Meacham’s book arrives at a time when much about the American political system seems broken. People are angry, ambivalent, anxious. But Meacham, by chronicling the nation’s struggles from revolutionary times to current day, makes the resonant argument that America has faced division before — and not only survived it but thrived ... Ultimately, Meacham believes the nation will move beyond Trump because, in the end, as they have shown on vital issues before, Americans embrace their better angels. This book stands as a testament to that choice — a reminder that the country has a history of returning to its core values of freedom and equality after enduring periods of distraction and turmoil ... Gripping and inspiring, The Soul of America is Jon Meacham’s declaration of his faith in America.

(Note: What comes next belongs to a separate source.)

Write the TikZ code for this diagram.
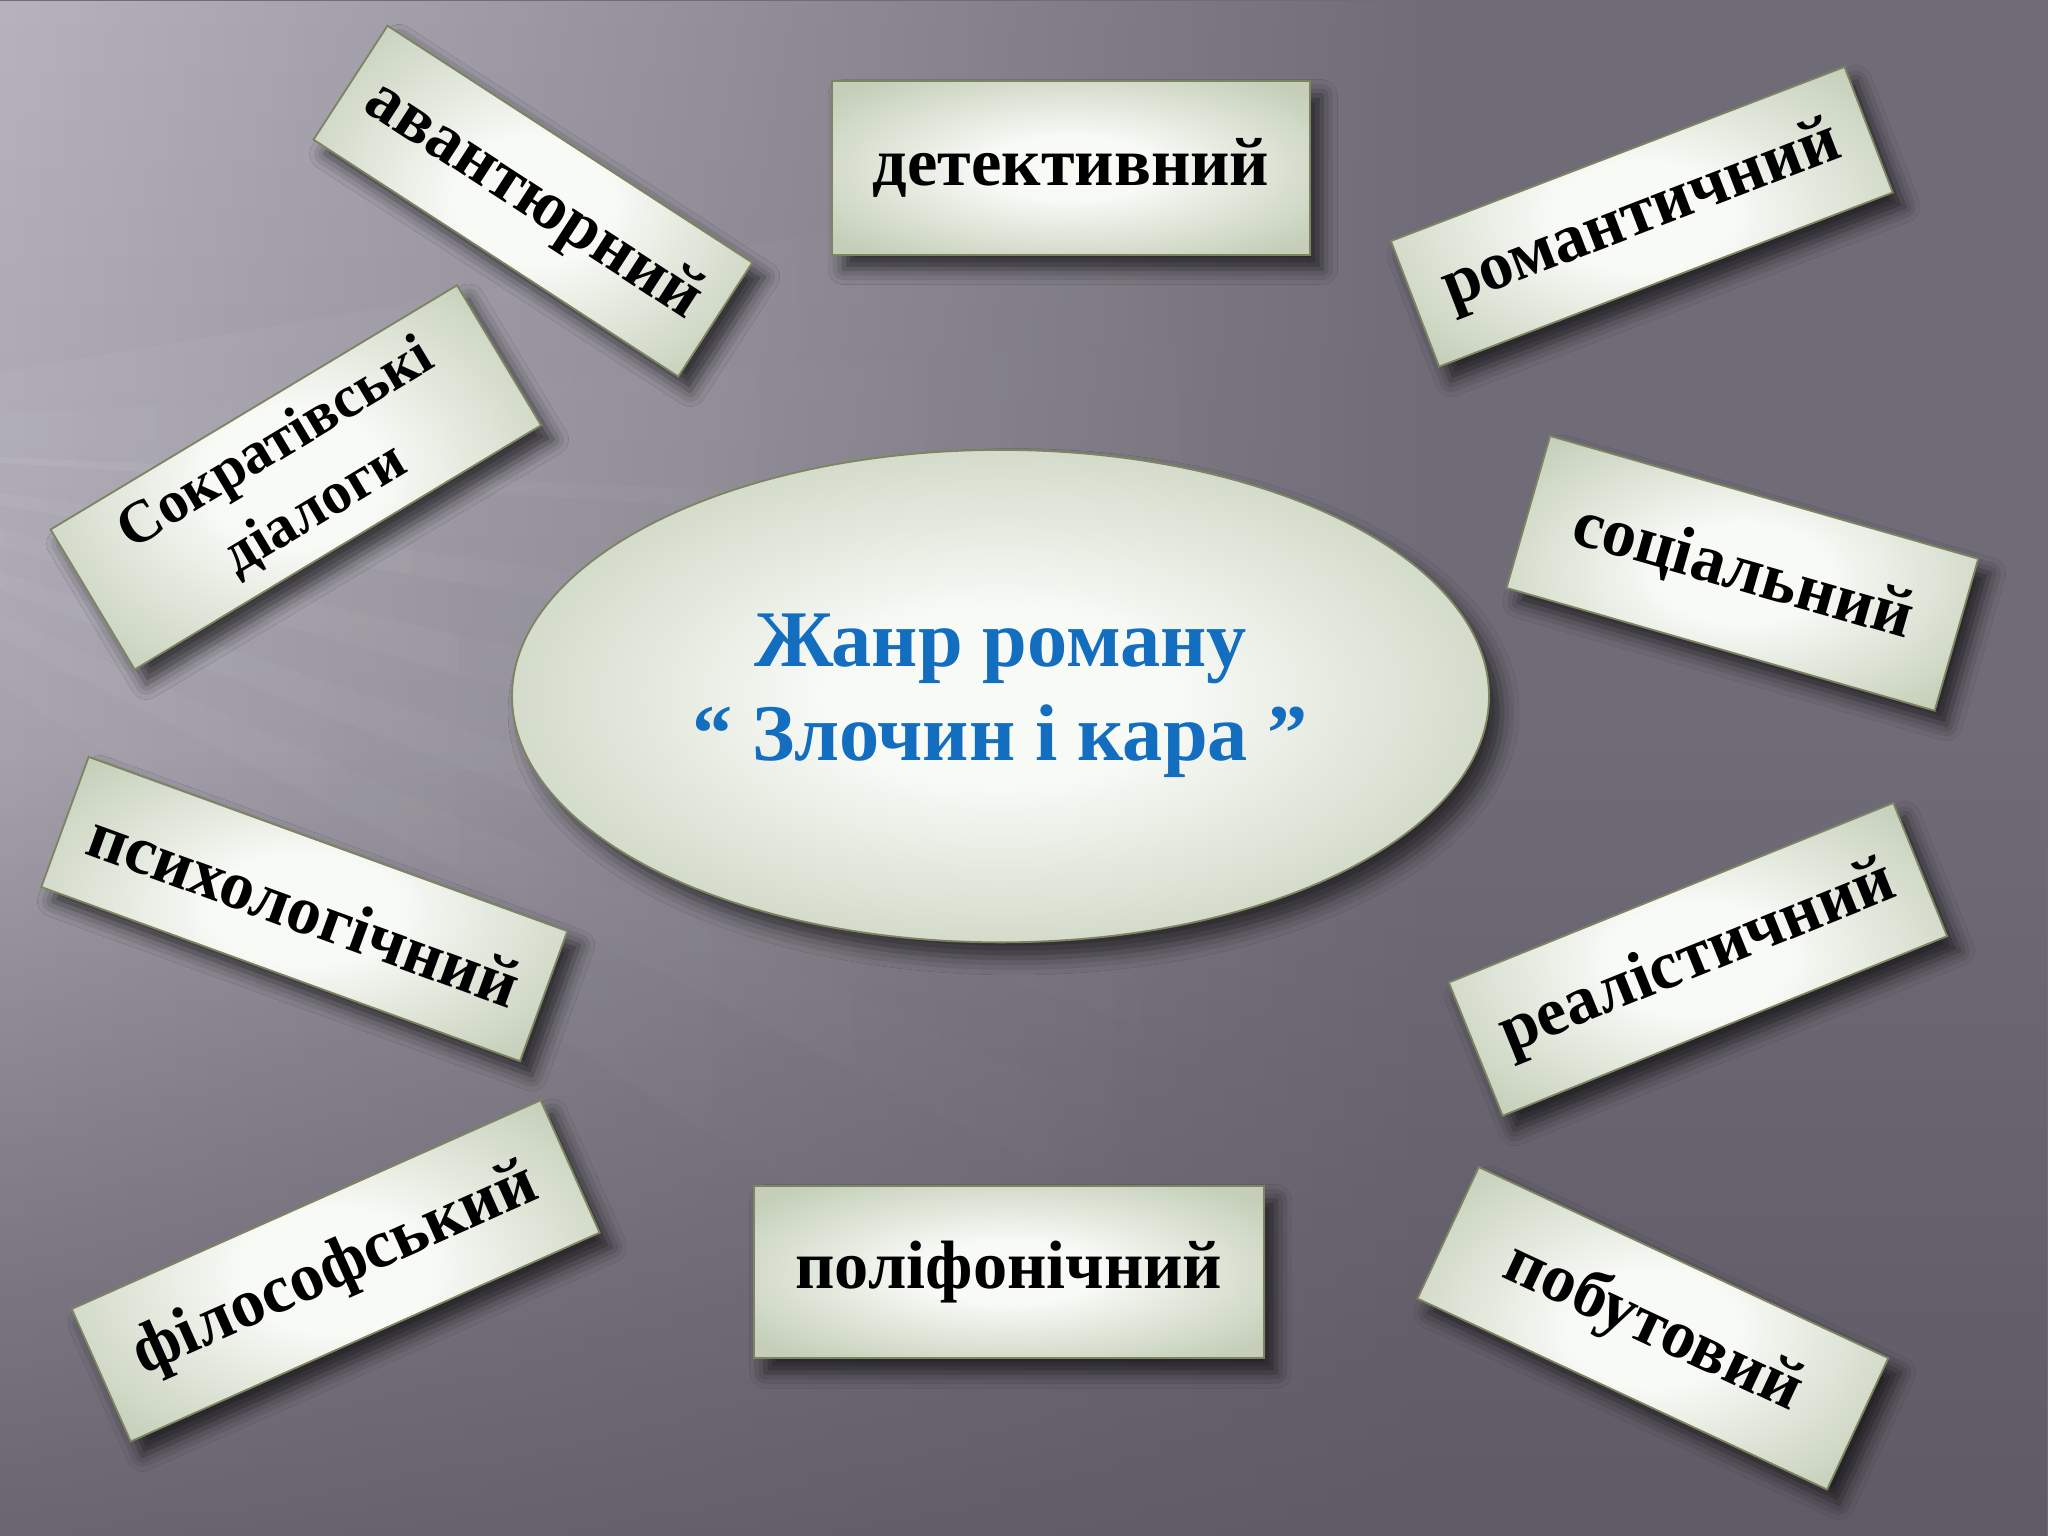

Jon Meacham’s The Soul of America, though it intends to uplift, nonetheless offers a necessary and sobering corrective. America’s past is 'more often tragic' than otherwise, the historian writes, 'full of broken hearts and broken promises, disappointed hopes and dreams delayed.' In times of fear, our leaders 'can be as often disappointing as they are heroic.' And if the soul of America is found in those attempts to expand the space for more people to live freely and pursue happiness, Meacham also points to a 'universal American inconsistency' — even as we uphold life and liberty for some, we hold back others deemed unworthy ... Such historical awareness can comfort, especially if you believe, as Meacham does, that every generation considers itself under siege and that, with the right leadership, Americans usually find a way forward rather than back.
...engaging and troubling ... Meacham widens the field of historical influence to include activists and intellectuals usually deemed outside the mainstream, above all W. E. B. Du Bois ... What’s troubling is the continuing history, amply if less fully documented in the book, of another abiding element of the American 'soul,' an authoritarian politics that is absolutist, oligarchic, anti-egalitarian, demagogic and almost always racist ... He is effective as ever at writing history for a broad readership. A journalist and presidential biographer who won a Pulitzer for his life of Andrew Jackson, he has seen how American politics works close up, as most academic historians have not, yet he has remained uncynical. He is an adroit and appealing storyteller ... Unfortunately ... there is virtually nothing about how the well-documented right-wing radicalization of the Republican Party paved the way for Donald Trump ... The book concludes with some worthy injunctions about getting active in politics, rejecting tribalism and respecting facts. But these fail to convey the profound depth of the crisis.